Recorded information:
▼

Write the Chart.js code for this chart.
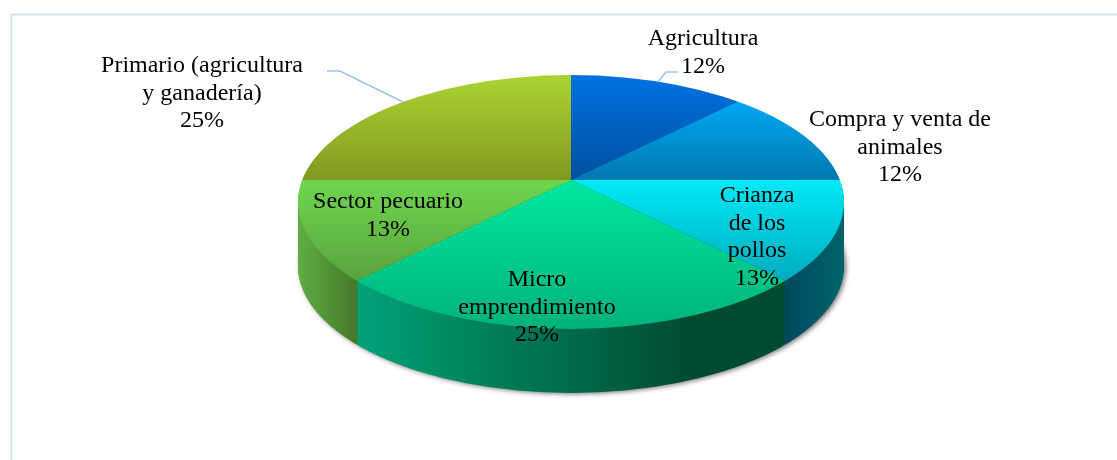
<!DOCTYPE html>
<html lang="es">
<head>
<meta charset="utf-8">
<title>Actividades</title>
<script src="https://cdn.jsdelivr.net/npm/chart.js@4/dist/chart.umd.min.js"></script>
<style>
  html, body { margin: 0; padding: 0; background: #fff; }
  canvas { display: block; }
</style>
</head>
<body>
<canvas id="pieChart" width="1117" height="460"></canvas>
<script>
const categories = [
  ['Agricultura'],
  ['Compra y venta de', 'animales'],
  ['Crianza', 'de los', 'pollos'],
  ['Micro', 'emprendimiento'],
  ['Sector pecuario'],
  ['Primario (agricultura', 'y ganadería)']
];
// slice angles measured on the picture, the printed labels are rounded
const shares = [12.5, 12.5, 12.5, 25, 12.5, 25];
const percentLabels = ['12%', '12%', '13%', '25%', '13%', '25%'];

// top face: vertical gradient [from y, colour, to y, colour]
const topFaces = [
  [75, '#0072e2', 180, '#004f9f'],
  [102, '#00a8f2', 180, '#0078ae'],
  [180, '#00e9f6', 285, '#00a9bc'],
  [180, '#00e8a0', 329, '#00b27c'],
  [180, '#6fd64e', 282, '#58a23e'],
  [75, '#abd332', 180, '#82981f']
];
// side wall: horizontal gradient stops [x, colour]
const walls = [
  [[571, '#004f9f'], [738, '#004f9f']],
  [[738, '#0078ae'], [844, '#0078ae']],
  [[787, '#004a5e'], [844, '#00636a']],
  [[355, '#00a27c'], [450, '#008a5e'], [571, '#006a4a'], [690, '#004a30'], [787, '#004c30']],
  [[298, '#5fae42'], [355, '#467a2c']],
  [[298, '#82981f'], [571, '#82981f']]
];
const labelSpots = [[703, 39], [900, 120], [757, 196], [537, 280], [388, 202], [202, 66]];
const leaderLines = [
  [[327, 71], [340, 71], [403, 102]],
  [[678, 72], [666, 72], [658, 82]]
];

const apexX = 571, apexY = 180;
const rimCY = 202, rimRX = 273, rimRY = 127;
const depth = 64;
const squash = 0.47;
const lineHeight = 27.5;

function rimPath(ctx, offset) {
  ctx.beginPath();
  ctx.ellipse(apexX, rimCY + offset, rimRX, rimRY, 0, 0, Math.PI * 2);
}

// draws one arc element moved onto the tilted disc, clipped by the rim
function drawArc(ctx, arc, offset, fill, k) {
  const saved = arc.options;
  ctx.save();
  rimPath(ctx, offset);
  ctx.clip();
  ctx.translate(apexX, apexY + offset);
  ctx.scale(k, k * squash);
  ctx.translate(-arc.x, -arc.y);
  arc.options = Object.assign({}, saved, { backgroundColor: fill(arc), borderWidth: 0 });
  arc.draw(ctx);
  arc.options = saved;
  ctx.restore();
}

const pie3d = {
  id: 'pie3d',
  beforeDraw(chart) {
    const ctx = chart.ctx;
    ctx.save();
    ctx.fillStyle = '#fff';
    ctx.fillRect(0, 0, chart.width, chart.height);
    ctx.strokeStyle = '#d5e3f6';
    ctx.lineWidth = 2;
    ctx.beginPath();
    ctx.moveTo(11.5, chart.height);
    ctx.lineTo(11.5, 14.5);
    ctx.lineTo(chart.width, 14.5);
    ctx.stroke();
    ctx.restore();
  },
  beforeDatasetsDraw(chart) {
    const ctx = chart.ctx;
    const arcs = chart.getDatasetMeta(0).data;
    const k = 345 / arcs[0].outerRadius;

    // soft shadow under the cylinder
    ctx.save();
    ctx.shadowColor = 'rgba(0,0,0,0.55)';
    ctx.shadowBlur = 5;
    ctx.shadowOffsetX = 2;
    ctx.shadowOffsetY = 2;
    ctx.fillStyle = '#555';
    rimPath(ctx, depth - 1);
    ctx.fill();
    ctx.restore();

    // side wall, swept from the bottom up
    for (let d = depth; d >= 1; d--) {
      arcs.forEach((arc, i) => {
        drawArc(ctx, arc, d, a => {
          const x0 = a.x + (walls[i][0][0] - apexX) / k;
          const x1 = a.x + (walls[i][walls[i].length - 1][0] - apexX) / k;
          const g = ctx.createLinearGradient(x0, 0, x1, 0);
          const from = walls[i][0][0];
          const span = walls[i][walls[i].length - 1][0] - from;
          walls[i].forEach(s => g.addColorStop((s[0] - from) / span, s[1]));
          return g;
        }, k);
      });
    }

    // top face
    arcs.forEach((arc, i) => {
      drawArc(ctx, arc, 0, a => {
        const f = topFaces[i];
        const toLocal = y => a.y + (y - apexY) / (k * squash);
        const g = ctx.createLinearGradient(0, toLocal(f[0]), 0, toLocal(f[2]));
        g.addColorStop(0, f[1]);
        g.addColorStop(1, f[3]);
        return g;
      }, k);
    });
    return false;
  },
  afterDraw(chart) {
    const ctx = chart.ctx;
    ctx.save();
    ctx.strokeStyle = '#9dc3ea';
    ctx.lineWidth = 1.6;
    leaderLines.forEach(line => {
      ctx.beginPath();
      line.forEach((p, n) => n ? ctx.lineTo(p[0], p[1]) : ctx.moveTo(p[0], p[1]));
      ctx.stroke();
    });
    ctx.fillStyle = '#000';
    ctx.font = '24px "Liberation Serif"';
    ctx.textAlign = 'center';
    ctx.textBaseline = 'middle';
    chart.data.labels.forEach((lines, i) => {
      const rows = lines.concat(percentLabels[i]);
      rows.forEach((row, n) => {
        ctx.fillText(row, labelSpots[i][0], labelSpots[i][1] + n * lineHeight);
      });
    });
    ctx.restore();
  }
};

new Chart(document.getElementById('pieChart'), {
  type: 'pie',
  data: {
    labels: categories,
    datasets: [{
      data: shares,
      backgroundColor: topFaces.map(f => f[1]),
      borderWidth: 0
    }]
  },
  options: {
    responsive: false,
    animation: false,
    plugins: {
      legend: { display: false },
      tooltip: { enabled: false }
    }
  },
  plugins: [pie3d]
});
</script>
</body>
</html>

▲

To be done:
Go through the material above and print all of it exactly, except the pictures.

Full answer:
Write the Chart.js code for this chart.
<!DOCTYPE html>
<html lang="es">
<head>
<meta charset="utf-8">
<title>Actividades</title>
<script src="https://cdn.jsdelivr.net/npm/chart.js@4/dist/chart.umd.min.js"></script>
<style>
  html, body { margin: 0; padding: 0; background: #fff; }
  canvas { display: block; }
</style>
</head>
<body>
<canvas id="pieChart" width="1117" height="460"></canvas>
<script>
const categories = [
  ['Agricultura'],
  ['Compra y venta de', 'animales'],
  ['Crianza', 'de los', 'pollos'],
  ['Micro', 'emprendimiento'],
  ['Sector pecuario'],
  ['Primario (agricultura', 'y ganadería)']
];
// slice angles measured on the picture, the printed labels are rounded
const shares = [12.5, 12.5, 12.5, 25, 12.5, 25];
const percentLabels = ['12%', '12%', '13%', '25%', '13%', '25%'];

// top face: vertical gradient [from y, colour, to y, colour]
const topFaces = [
  [75, '#0072e2', 180, '#004f9f'],
  [102, '#00a8f2', 180, '#0078ae'],
  [180, '#00e9f6', 285, '#00a9bc'],
  [180, '#00e8a0', 329, '#00b27c'],
  [180, '#6fd64e', 282, '#58a23e'],
  [75, '#abd332', 180, '#82981f']
];
// side wall: horizontal gradient stops [x, colour]
const walls = [
  [[571, '#004f9f'], [738, '#004f9f']],
  [[738, '#0078ae'], [844, '#0078ae']],
  [[787, '#004a5e'], [844, '#00636a']],
  [[355, '#00a27c'], [450, '#008a5e'], [571, '#006a4a'], [690, '#004a30'], [787, '#004c30']],
  [[298, '#5fae42'], [355, '#467a2c']],
  [[298, '#82981f'], [571, '#82981f']]
];
const labelSpots = [[703, 39], [900, 120], [757, 196], [537, 280], [388, 202], [202, 66]];
const leaderLines = [
  [[327, 71], [340, 71], [403, 102]],
  [[678, 72], [666, 72], [658, 82]]
];

const apexX = 571, apexY = 180;
const rimCY = 202, rimRX = 273, rimRY = 127;
const depth = 64;
const squash = 0.47;
const lineHeight = 27.5;

function rimPath(ctx, offset) {
  ctx.beginPath();
  ctx.ellipse(apexX, rimCY + offset, rimRX, rimRY, 0, 0, Math.PI * 2);
}

// draws one arc element moved onto the tilted disc, clipped by the rim
function drawArc(ctx, arc, offset, fill, k) {
  const saved = arc.options;
  ctx.save();
  rimPath(ctx, offset);
  ctx.clip();
  ctx.translate(apexX, apexY + offset);
  ctx.scale(k, k * squash);
  ctx.translate(-arc.x, -arc.y);
  arc.options = Object.assign({}, saved, { backgroundColor: fill(arc), borderWidth: 0 });
  arc.draw(ctx);
  arc.options = saved;
  ctx.restore();
}

const pie3d = {
  id: 'pie3d',
  beforeDraw(chart) {
    const ctx = chart.ctx;
    ctx.save();
    ctx.fillStyle = '#fff';
    ctx.fillRect(0, 0, chart.width, chart.height);
    ctx.strokeStyle = '#d5e3f6';
    ctx.lineWidth = 2;
    ctx.beginPath();
    ctx.moveTo(11.5, chart.height);
    ctx.lineTo(11.5, 14.5);
    ctx.lineTo(chart.width, 14.5);
    ctx.stroke();
    ctx.restore();
  },
  beforeDatasetsDraw(chart) {
    const ctx = chart.ctx;
    const arcs = chart.getDatasetMeta(0).data;
    const k = 345 / arcs[0].outerRadius;

    // soft shadow under the cylinder
    ctx.save();
    ctx.shadowColor = 'rgba(0,0,0,0.55)';
    ctx.shadowBlur = 5;
    ctx.shadowOffsetX = 2;
    ctx.shadowOffsetY = 2;
    ctx.fillStyle = '#555';
    rimPath(ctx, depth - 1);
    ctx.fill();
    ctx.restore();

    // side wall, swept from the bottom up
    for (let d = depth; d >= 1; d--) {
      arcs.forEach((arc, i) => {
        drawArc(ctx, arc, d, a => {
          const x0 = a.x + (walls[i][0][0] - apexX) / k;
          const x1 = a.x + (walls[i][walls[i].length - 1][0] - apexX) / k;
          const g = ctx.createLinearGradient(x0, 0, x1, 0);
          const from = walls[i][0][0];
          const span = walls[i][walls[i].length - 1][0] - from;
          walls[i].forEach(s => g.addColorStop((s[0] - from) / span, s[1]));
          return g;
        }, k);
      });
    }

    // top face
    arcs.forEach((arc, i) => {
      drawArc(ctx, arc, 0, a => {
        const f = topFaces[i];
        const toLocal = y => a.y + (y - apexY) / (k * squash);
        const g = ctx.createLinearGradient(0, toLocal(f[0]), 0, toLocal(f[2]));
        g.addColorStop(0, f[1]);
        g.addColorStop(1, f[3]);
        return g;
      }, k);
    });
    return false;
  },
  afterDraw(chart) {
    const ctx = chart.ctx;
    ctx.save();
    ctx.strokeStyle = '#9dc3ea';
    ctx.lineWidth = 1.6;
    leaderLines.forEach(line => {
      ctx.beginPath();
      line.forEach((p, n) => n ? ctx.lineTo(p[0], p[1]) : ctx.moveTo(p[0], p[1]));
      ctx.stroke();
    });
    ctx.fillStyle = '#000';
    ctx.font = '24px "Liberation Serif"';
    ctx.textAlign = 'center';
    ctx.textBaseline = 'middle';
    chart.data.labels.forEach((lines, i) => {
      const rows = lines.concat(percentLabels[i]);
      rows.forEach((row, n) => {
        ctx.fillText(row, labelSpots[i][0], labelSpots[i][1] + n * lineHeight);
      });
    });
    ctx.restore();
  }
};

new Chart(document.getElementById('pieChart'), {
  type: 'pie',
  data: {
    labels: categories,
    datasets: [{
      data: shares,
      backgroundColor: topFaces.map(f => f[1]),
      borderWidth: 0
    }]
  },
  options: {
    responsive: false,
    animation: false,
    plugins: {
      legend: { display: false },
      tooltip: { enabled: false }
    }
  },
  plugins: [pie3d]
});
</script>
</body>
</html>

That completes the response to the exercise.